Hukum menindik telinga
Hukum asalnya, seorang wanita tidak boleh mengubah ciptaan dirinya dengan penambahan atau pengurangan demi mencari keindahan, baik untuk suaminya maupun selainnya, kecuali yang memang ada pengecualian dalam nash (dalil) syariat atau yang diperlukan karena adanya mudarat, baik fisik maupun psikis.
Menindik telinga perempuan untuk tujuan berhias hukumnya boleh.
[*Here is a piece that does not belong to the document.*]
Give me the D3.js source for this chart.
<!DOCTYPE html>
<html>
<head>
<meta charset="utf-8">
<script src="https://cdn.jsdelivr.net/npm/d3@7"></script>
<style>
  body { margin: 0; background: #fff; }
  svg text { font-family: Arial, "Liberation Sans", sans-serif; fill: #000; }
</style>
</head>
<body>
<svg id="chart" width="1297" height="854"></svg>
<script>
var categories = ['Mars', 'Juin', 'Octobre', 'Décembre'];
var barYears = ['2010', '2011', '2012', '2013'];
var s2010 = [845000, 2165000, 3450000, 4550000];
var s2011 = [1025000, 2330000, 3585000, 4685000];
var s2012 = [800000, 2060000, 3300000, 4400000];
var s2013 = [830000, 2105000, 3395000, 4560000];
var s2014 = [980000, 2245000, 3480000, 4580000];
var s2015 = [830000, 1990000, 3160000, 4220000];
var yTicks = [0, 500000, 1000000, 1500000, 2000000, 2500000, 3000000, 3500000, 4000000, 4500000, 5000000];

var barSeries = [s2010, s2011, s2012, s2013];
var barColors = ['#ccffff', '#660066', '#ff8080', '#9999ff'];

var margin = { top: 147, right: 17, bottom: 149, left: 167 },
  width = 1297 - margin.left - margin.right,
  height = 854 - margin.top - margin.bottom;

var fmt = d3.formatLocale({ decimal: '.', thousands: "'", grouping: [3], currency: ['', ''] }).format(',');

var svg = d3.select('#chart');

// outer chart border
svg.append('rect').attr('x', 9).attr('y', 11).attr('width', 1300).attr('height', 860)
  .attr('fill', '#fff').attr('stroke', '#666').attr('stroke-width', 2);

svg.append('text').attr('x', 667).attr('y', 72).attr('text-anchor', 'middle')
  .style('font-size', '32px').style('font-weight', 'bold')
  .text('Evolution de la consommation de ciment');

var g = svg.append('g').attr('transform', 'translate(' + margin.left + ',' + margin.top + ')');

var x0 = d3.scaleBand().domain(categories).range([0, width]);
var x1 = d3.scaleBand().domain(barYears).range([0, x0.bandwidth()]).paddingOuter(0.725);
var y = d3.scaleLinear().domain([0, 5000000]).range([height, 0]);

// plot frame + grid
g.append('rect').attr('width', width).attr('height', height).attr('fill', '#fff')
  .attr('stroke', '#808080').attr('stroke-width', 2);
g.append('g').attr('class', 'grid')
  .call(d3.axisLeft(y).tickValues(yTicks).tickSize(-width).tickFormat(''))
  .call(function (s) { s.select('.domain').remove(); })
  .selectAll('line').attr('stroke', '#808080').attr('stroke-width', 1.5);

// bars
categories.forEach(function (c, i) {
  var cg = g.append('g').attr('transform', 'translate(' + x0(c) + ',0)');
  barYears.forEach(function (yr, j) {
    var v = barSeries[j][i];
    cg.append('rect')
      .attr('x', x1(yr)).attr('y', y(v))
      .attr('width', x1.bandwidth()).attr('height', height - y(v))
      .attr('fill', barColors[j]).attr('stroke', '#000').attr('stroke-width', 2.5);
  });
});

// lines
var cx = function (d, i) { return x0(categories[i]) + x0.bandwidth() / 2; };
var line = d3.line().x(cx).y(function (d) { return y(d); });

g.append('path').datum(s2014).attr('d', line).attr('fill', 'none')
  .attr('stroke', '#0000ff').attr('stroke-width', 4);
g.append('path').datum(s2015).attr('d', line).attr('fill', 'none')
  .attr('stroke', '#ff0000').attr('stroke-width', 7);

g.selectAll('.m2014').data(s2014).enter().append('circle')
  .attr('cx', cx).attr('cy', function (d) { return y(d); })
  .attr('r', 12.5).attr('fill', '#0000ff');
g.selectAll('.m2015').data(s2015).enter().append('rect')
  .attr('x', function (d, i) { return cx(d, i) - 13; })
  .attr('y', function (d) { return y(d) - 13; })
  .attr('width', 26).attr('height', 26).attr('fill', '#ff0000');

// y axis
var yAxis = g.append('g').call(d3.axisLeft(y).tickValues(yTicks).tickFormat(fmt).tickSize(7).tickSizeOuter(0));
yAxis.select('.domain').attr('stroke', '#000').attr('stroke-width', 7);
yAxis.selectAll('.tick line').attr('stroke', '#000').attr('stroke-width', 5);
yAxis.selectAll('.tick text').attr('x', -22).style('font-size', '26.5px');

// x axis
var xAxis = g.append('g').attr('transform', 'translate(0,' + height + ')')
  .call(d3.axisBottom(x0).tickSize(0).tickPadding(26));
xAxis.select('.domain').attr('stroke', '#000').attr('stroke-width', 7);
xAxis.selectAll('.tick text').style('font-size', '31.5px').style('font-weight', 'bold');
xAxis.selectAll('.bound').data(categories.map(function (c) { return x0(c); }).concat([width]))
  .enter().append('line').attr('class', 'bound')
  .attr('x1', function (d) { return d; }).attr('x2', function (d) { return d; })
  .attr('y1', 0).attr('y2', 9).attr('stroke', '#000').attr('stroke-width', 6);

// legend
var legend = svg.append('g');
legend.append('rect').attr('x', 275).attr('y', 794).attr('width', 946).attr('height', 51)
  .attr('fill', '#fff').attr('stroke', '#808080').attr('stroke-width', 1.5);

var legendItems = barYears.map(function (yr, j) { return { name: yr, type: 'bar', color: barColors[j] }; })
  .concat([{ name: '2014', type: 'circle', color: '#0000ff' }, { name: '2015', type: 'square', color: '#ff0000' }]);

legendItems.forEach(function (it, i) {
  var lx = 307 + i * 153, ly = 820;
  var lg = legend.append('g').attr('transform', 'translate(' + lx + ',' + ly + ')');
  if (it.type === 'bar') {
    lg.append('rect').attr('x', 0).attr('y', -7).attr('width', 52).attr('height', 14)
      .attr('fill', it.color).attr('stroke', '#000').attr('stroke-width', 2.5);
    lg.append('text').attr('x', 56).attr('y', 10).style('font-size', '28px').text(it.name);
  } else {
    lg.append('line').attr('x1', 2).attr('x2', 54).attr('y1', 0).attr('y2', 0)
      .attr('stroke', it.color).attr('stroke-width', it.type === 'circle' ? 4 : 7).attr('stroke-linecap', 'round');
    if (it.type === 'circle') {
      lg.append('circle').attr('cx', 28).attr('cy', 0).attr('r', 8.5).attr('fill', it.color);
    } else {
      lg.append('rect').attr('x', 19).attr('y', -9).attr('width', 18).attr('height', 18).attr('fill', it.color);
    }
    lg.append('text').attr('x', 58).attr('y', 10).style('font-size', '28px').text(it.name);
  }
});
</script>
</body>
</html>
Hal ini membawa maslahat, karena menjadi sarana perhiasan yang dibolehkan, baik bagi anak kecil maupun orang dewasa. Hal itu tidak dianggap sebagai mengubah ciptaan Allah yang terlarang, karena Islam sendiri telah mengizinkan wanita berhias. Sebagaimana firman Allah Ta‘ālā,
أَوَمَن يُنَشَّؤُاْ فِي ٱلۡحِلۡيَةِ وَهُوَ فِي ٱلۡخِصَامِ غَيۡرُ مُبِينٖ
“Apakah orang yang dibesarkan dalam keadaan berhias, sedangkan dalam perdebatan dia tidak jelas mengemukakan alasan?” (QS. Az-Zukhruf: 18)
Menindik telinga hanyalah sarana untuk berhias. Hal ini juga ditegaskan dalam sabda Nabi ﷺ kepada Aisyah raḍiyallāhu ‘anhā dalam hadis Ummu Zar‘,
كُنْتُ لَكِ كَأَبِي زَرْعٍ لِأُمِّ زَرْعٍ
“Aku bagimu seperti Abu Zar‘ bagi Ummu Zar‘.” (HR. Bukhari no. 5189 dan Muslim no. 2448)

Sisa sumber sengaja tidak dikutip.